Although no formal resin expansion announcements have been made, many market watchers believe more resin eventually will be added, since polyethylene is a large consumer of ethylene. PVC and various specialty resins also use ethylene as a feedstock.
If you're a processor in North America right now, there are a lot of reasons to feel more comfortable about the future, said Phil Karig, managing director of the Mathelin Bay Associates LLC consulting firm in St. Louis.
You might feel better about local secure [resin] supply instead of material maybe having to come all the way around the world, he added.
Karig whose firm's business includes work with resin buyers pointed out in a recent phone interview that recent moves will ensure that North American ethylene will continue to have the second-best cost position in the world, behind only the Middle East. The new capacity also could reduce [resin] price volatility but not necessarily, he added.

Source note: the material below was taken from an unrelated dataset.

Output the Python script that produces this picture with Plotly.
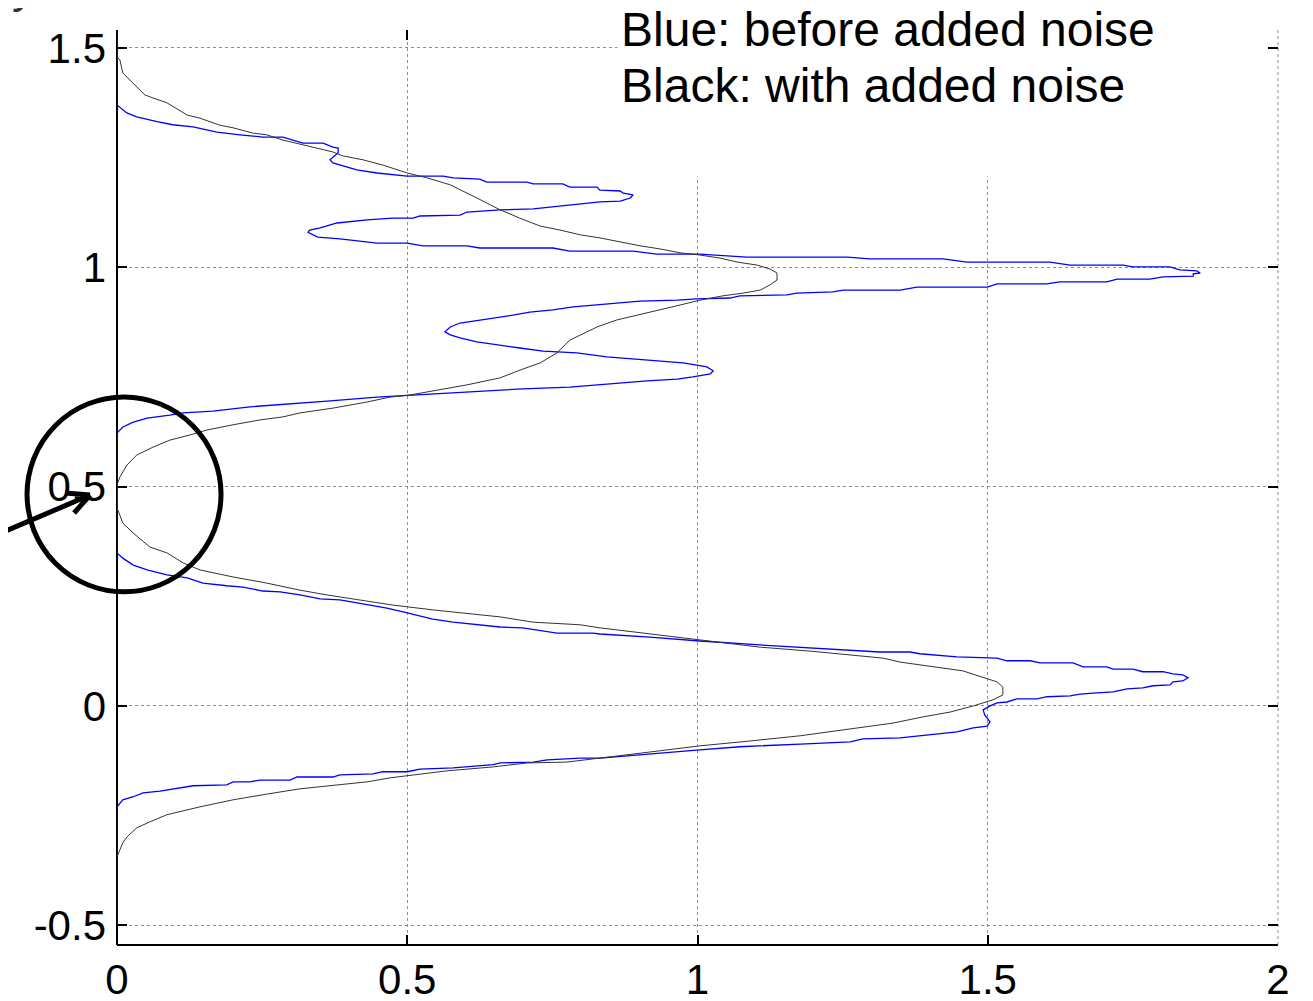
import plotly.graph_objects as go

# ---- data (density on x, value on y) ----
blue_x = [0, 0, 0.017, 0.034, 0.069, 0.096, 0.131, 0.172, 0.212, 0.251, 0.286, 0.320, 0.355, 0.372, 0.381,
          0.381, 0.367, 0.372, 0.413, 0.448, 0.500, 0.562, 0.579, 0.625, 0.637, 0.706, 0.717, 0.768, 0.780,
          0.827, 0.832, 0.867, 0.872, 0.889, 0.884, 0.867, 0.832, 0.786, 0.717, 0.660, 0.603, 0.591, 0.522,
          0.510, 0.475, 0.431, 0.379, 0.350, 0.332, 0.329, 0.346, 0.384, 0.448, 0.500, 0.527, 0.603, 0.625,
          0.751, 0.780, 0.889, 0.930, 1.004, 1.085, 1.258, 1.297, 1.423, 1.464, 1.607, 1.642, 1.733, 1.750,
          1.814, 1.831, 1.860, 1.866, 1.854, 1.854, 1.802, 1.779, 1.723, 1.705, 1.624, 1.602, 1.516, 1.499,
          1.378, 1.349, 1.251, 1.233, 1.171, 1.154, 1.073, 1.056, 0.999, 0.965, 0.901, 0.837, 0.786, 0.751,
          0.711, 0.682, 0.648, 0.620, 0.591, 0.574, 0.565, 0.574, 0.591, 0.620, 0.655, 0.694, 0.734, 0.792,
          0.844, 0.889, 0.947, 0.975, 0.999, 1.016, 1.027, 1.022, 0.992, 0.965, 0.913, 0.844, 0.780, 0.699,
          0.603, 0.505, 0.448, 0.362, 0.286, 0.229, 0.165, 0.114, 0.091, 0.052, 0.028, 0.010, 0,
          0, 0.010, 0.028, 0.052, 0.086, 0.121, 0.148, 0.189, 0.217, 0.251, 0.281, 0.315, 0.350, 0.384,
          0.436, 0.465, 0.500, 0.544, 0.579, 0.613, 0.660, 0.699, 0.758, 0.820, 0.832, 0.918, 1.004, 1.108,
          1.194, 1.263, 1.314, 1.366, 1.383, 1.447, 1.516, 1.533, 1.573, 1.590, 1.647, 1.664, 1.705, 1.716,
          1.750, 1.767, 1.802, 1.819, 1.836, 1.845, 1.836, 1.819, 1.814, 1.785, 1.767, 1.740, 1.716, 1.688,
          1.659, 1.642, 1.602, 1.585, 1.550, 1.533, 1.516, 1.504, 1.492, 1.495, 1.504, 1.499, 1.475, 1.447,
          1.423, 1.378, 1.361, 1.349, 1.285, 1.263, 1.177, 1.073, 1.004, 0.918, 0.832, 0.798, 0.741, 0.717,
          0.660, 0.648, 0.603, 0.579, 0.522, 0.500, 0.458, 0.441, 0.384, 0.372, 0.310, 0.298, 0.246, 0.229,
          0.200, 0.189, 0.131, 0.109, 0.074, 0.045, 0.028, 0.010, 0, 0]
blue_y = [1.541, 1.370, 1.352, 1.343, 1.332, 1.325, 1.320, 1.308, 1.302, 1.297, 1.297, 1.283, 1.283, 1.274, 1.272,
          1.261, 1.245, 1.238, 1.222, 1.215, 1.208, 1.208, 1.204, 1.201, 1.194, 1.194, 1.190, 1.190, 1.183,
          1.183, 1.176, 1.174, 1.169, 1.165, 1.158, 1.151, 1.149, 1.142, 1.133, 1.131, 1.126, 1.119, 1.117,
          1.112, 1.112, 1.108, 1.101, 1.090, 1.085, 1.080, 1.069, 1.065, 1.055, 1.055, 1.049, 1.049, 1.044,
          1.044, 1.037, 1.037, 1.030, 1.030, 1.023, 1.023, 1.019, 1.019, 1.012, 1.012, 1.005, 1.005, 1.001,
          1.001, 0.994, 0.992, 0.987, 0.985, 0.980, 0.978, 0.973, 0.973, 0.967, 0.967, 0.962, 0.962, 0.955,
          0.955, 0.948, 0.948, 0.944, 0.941, 0.937, 0.935, 0.930, 0.928, 0.925, 0.923, 0.916, 0.910, 0.903,
          0.898, 0.891, 0.884, 0.878, 0.873, 0.864, 0.853, 0.846, 0.839, 0.830, 0.823, 0.816, 0.809, 0.805,
          0.796, 0.791, 0.784, 0.782, 0.777, 0.773, 0.764, 0.757, 0.750, 0.745, 0.741, 0.734, 0.727, 0.723,
          0.716, 0.709, 0.704, 0.695, 0.688, 0.682, 0.672, 0.668, 0.663, 0.656, 0.647, 0.636, 0.622,
          0.349, 0.337, 0.321, 0.310, 0.299, 0.292, 0.280, 0.274, 0.271, 0.262, 0.260, 0.253, 0.244, 0.242,
          0.230, 0.223, 0.212, 0.198, 0.191, 0.187, 0.180, 0.178, 0.166, 0.166, 0.164, 0.157, 0.148, 0.139,
          0.132, 0.128, 0.123, 0.123, 0.119, 0.112, 0.109, 0.103, 0.103, 0.098, 0.098, 0.089, 0.089, 0.084,
          0.084, 0.078, 0.078, 0.073, 0.071, 0.064, 0.057, 0.055, 0.048, 0.046, 0.041, 0.039, 0.032, 0.030,
          0.027, 0.023, 0.021, 0.016, 0.016, 0.009, 0.007, 0.000, -0.009, -0.021, -0.036, -0.046, -0.050, -0.059,
          -0.062, -0.068, -0.071, -0.073, -0.075, -0.082, -0.087, -0.093, -0.100, -0.109, -0.119, -0.119, -0.123, -0.128,
          -0.130, -0.134, -0.139, -0.141, -0.144, -0.150, -0.150, -0.155, -0.157, -0.162, -0.162, -0.169, -0.169, -0.173,
          -0.173, -0.180, -0.182, -0.187, -0.194, -0.198, -0.207, -0.214, -0.230, -0.499]

black_x = [0, 0.005, 0.010, 0.028, 0.048, 0.062, 0.086, 0.121, 0.143, 0.177, 0.200, 0.234, 0.258, 0.286, 0.315,
           0.345, 0.372, 0.389, 0.424, 0.458, 0.500, 0.534, 0.574, 0.620, 0.660, 0.694, 0.729, 0.763, 0.798,
           0.832, 0.867, 0.901, 0.935, 0.970, 1.004, 1.039, 1.068, 1.103, 1.125, 1.137, 1.137, 1.125, 1.108,
           1.078, 1.044, 1.004, 0.970, 0.918, 0.861, 0.827, 0.798, 0.780, 0.758, 0.729, 0.699, 0.660, 0.603,
           0.551, 0.505, 0.470, 0.431, 0.372, 0.315, 0.286, 0.246, 0.200, 0.155, 0.126, 0.091, 0.062, 0.034,
           0.017, 0.005, 0, 0, 0.005, 0.010, 0.028, 0.057, 0.086, 0.114, 0.143, 0.200, 0.258, 0.315, 0.362,
           0.419, 0.475, 0.544, 0.603, 0.660, 0.717, 0.798, 0.832, 0.918, 1.004, 1.108, 1.194, 1.263, 1.320,
           1.349, 1.401, 1.457, 1.499, 1.516, 1.526, 1.526, 1.509, 1.475, 1.435, 1.388, 1.337, 1.285, 1.263,
           1.177, 1.090, 1.004, 0.918, 0.832, 0.775, 0.706, 0.648, 0.568, 0.517, 0.470, 0.431, 0.372, 0.315,
           0.258, 0.200, 0.143, 0.086, 0.057, 0.034, 0.017, 0.010, 0.005, 0]
black_y = [1.479, 1.473, 1.443, 1.420, 1.393, 1.386, 1.375, 1.347, 1.340, 1.324, 1.318, 1.306, 1.302, 1.290, 1.281,
           1.272, 1.263, 1.254, 1.245, 1.233, 1.215, 1.204, 1.188, 1.158, 1.131, 1.112, 1.094, 1.085, 1.074,
           1.067, 1.058, 1.049, 1.042, 1.033, 1.028, 1.021, 1.012, 1.005, 0.996, 0.987, 0.971, 0.960, 0.948,
           0.941, 0.935, 0.925, 0.914, 0.898, 0.880, 0.864, 0.846, 0.834, 0.805, 0.782, 0.768, 0.748, 0.732,
           0.720, 0.709, 0.704, 0.693, 0.679, 0.668, 0.659, 0.652, 0.641, 0.629, 0.618, 0.606, 0.590, 0.572,
           0.549, 0.522, 0.504, 0.451, 0.435, 0.417, 0.394, 0.362, 0.349, 0.326, 0.310, 0.294, 0.280, 0.264, 0.253,
           0.242, 0.230, 0.219, 0.210, 0.203, 0.191, 0.185, 0.178, 0.164, 0.150, 0.134, 0.125, 0.116, 0.109,
           0.100, 0.091, 0.080, 0.062, 0.055, 0.043, 0.025, 0.014, 0.000, -0.014, -0.025, -0.039, -0.048, -0.052,
           -0.068, -0.080, -0.091, -0.105, -0.119, -0.128, -0.130, -0.139, -0.148, -0.157, -0.164, -0.173, -0.182, -0.189,
           -0.201, -0.214, -0.230, -0.248, -0.264, -0.278, -0.299, -0.312, -0.328, -0.344]

x_ticks = [0, 0.5, 1, 1.5, 2]
x_tick_labels = ["0", "0.5", "1", "1.5", "2"]
y_ticks = [-0.5, 0, 0.5, 1, 1.5]
y_tick_labels = ["-0.5", "0", "0.5", "1", "1.5"]
x_range = [0, 2]
y_range = [-0.545, 1.541]

FONT = "Arial, 'Liberation Sans', sans-serif"

fig = go.Figure()
fig.add_trace(go.Scatter(x=blue_x, y=blue_y, mode="lines",
                         line=dict(color="#0000ff", width=1.3), showlegend=False))
fig.add_trace(go.Scatter(x=black_x, y=black_y, mode="lines",
                         line=dict(color="#333333", width=1), showlegend=False))

axis_common = dict(
    showgrid=True, gridcolor="#8c8c8c", gridwidth=1, griddash="dot",
    zeroline=False, showline=False, mirror="ticks", automargin=False,
    ticks="inside", ticklen=10, tickwidth=2, tickcolor="black",
    tickfont=dict(family=FONT, size=42, color="black"),
    layer="below traces",
)
fig.update_xaxes(range=x_range, tickvals=x_ticks, ticktext=x_tick_labels,
                 ticklabelstandoff=6, **axis_common)
fig.update_yaxes(range=y_range, tickvals=y_ticks, ticktext=y_tick_labels,
                 ticklabelstandoff=10, **axis_common)

# axis lines (left and bottom) and right grid line
fig.add_shape(type="line", xref="paper", yref="paper", x0=0, x1=0, y0=0, y1=1,
              line=dict(color="black", width=2), layer="below")
fig.add_shape(type="line", xref="paper", yref="paper", x0=0, x1=1, y0=0, y1=0,
              line=dict(color="black", width=2), layer="below")
fig.add_shape(type="line", xref="paper", yref="paper", x0=1, x1=1, y0=0, y1=1,
              line=dict(color="#8c8c8c", width=1, dash="dot"), layer="below")

# white box behind the text
fig.add_shape(type="rect", xref="paper", yref="paper", x0=0.431, x1=0.990, y0=0.840, y1=1.05,
              fillcolor="white", line=dict(width=0), layer="above")

fig.add_annotation(xref="paper", yref="paper", x=0.4324, y=1.0003, xanchor="left", yanchor="middle",
                   text="Blue: before added noise", showarrow=False,
                   font=dict(family=FONT, size=48, color="black"))
fig.add_annotation(xref="paper", yref="paper", x=0.4324, y=0.9393, xanchor="left", yanchor="middle",
                   text="Black: with added noise", showarrow=False,
                   font=dict(family=FONT, size=48, color="black"))

# partially visible y label at top-left
fig.add_annotation(xref="paper", yref="paper", x=-0.080, y=1.049, xanchor="center", yanchor="middle",
                   text="y", showarrow=False,
                   font=dict(family=FONT, size=47, color="#333333"))

# circle highlight and arrow
fig.add_shape(type="circle", xref="paper", yref="paper",
              x0=-0.0775, x1=0.0896, y0=0.386, y1=0.599,
              line=dict(color="black", width=5), layer="above")
fig.add_shape(type="line", xref="paper", yref="paper",
              x0=-0.1008, y0=0.4497, x1=-0.0232, y1=0.4918,
              line=dict(color="black", width=5), layer="above")
fig.add_shape(type="line", xref="paper", yref="paper",
              x0=-0.0232, y0=0.4918, x1=-0.0448, y1=0.4940,
              line=dict(color="black", width=5), layer="above")
fig.add_shape(type="line", xref="paper", yref="paper",
              x0=-0.0232, y0=0.4918, x1=-0.0370, y1=0.4721,
              line=dict(color="black", width=5), layer="above")

fig.update_layout(
    width=1313, height=1001,
    margin=dict(l=109, r=43, t=22, b=64),
    paper_bgcolor="white", plot_bgcolor="white",
    showlegend=False,
)

fig.write_html("out.html")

Of the four projects announced so far and more could be on the way Dow's was the most far-reaching. The Midland, Mich.-based firm announced plans to build a new ethylene unit on the U.S. Gulf Coast by 2017 and to re-start a dormant ethylene unit at its St. Charles plant near Hahnville, La. Dow also plans to increase its ethane feedstock flexibility in Freeport, Texas, and will improve its flexibility for that material in Plaquemine, La. Dow's plans even expand to propylene, with an intention to create a new on-purpose propylene unit in Freeport.
Feedstocks needed for these many efforts will be supplied from a number of business ventures and arrangements, including a long-term natural gas supply deal between Dow and Range Resources Corp., a natural gas supplier based in Fort Worth, Texas. Range will supply natural gas from the Marcellus Shale region of Pennsylvania to Dow's Louisiana plants.
The improved outlook for U.S. natural gas supply from shale brings the prospect of competitively priced ethane and propane feedstocks to Dow and the promise of new manufacturing jobs to America, Dow's Jim Fitterling said in a recent news release. Fitterling serves as executive vice president of corporate development and hydrocarbons for the firm.
Our plan is to further integrate Dow's businesses with the advantaged feedstocks, based in shale gas deposits and long-term ethane and propane supply agreements, he added.
Although it will take a few years for projects from Dow and the three others who have announced them to come on-line, the new capacity certainly will be a help to downstream businesses, said Dmitry Silversteyn, a market analyst with Longbow Research in Independence, Ohio.
These are all global companies, but they tend to source locally, said Silversteyn, whose coverage includes major resin consumers such as PolyOne Corp., A. Schulman Inc., Spartech Corp. and Ferro Corp.
And although Silversteyn said that he believes some new resin capacity will be added, he also said in a recent phone interview that he doesn't think resin makers will go overboard.
You have to have assets where the growth is and that's Asia and Latin America, Silversteyn said.
Long-term, the announcements also mean that petrochemical firms now are sold on the promise of abundant natural gas only a few years after they believed North America's supplies of that material were in decline.
What these new projects are saying is that when these companies look at their tea leaves, they see natural gas being advantaged vs. crude oil for some time, Silversteyn said.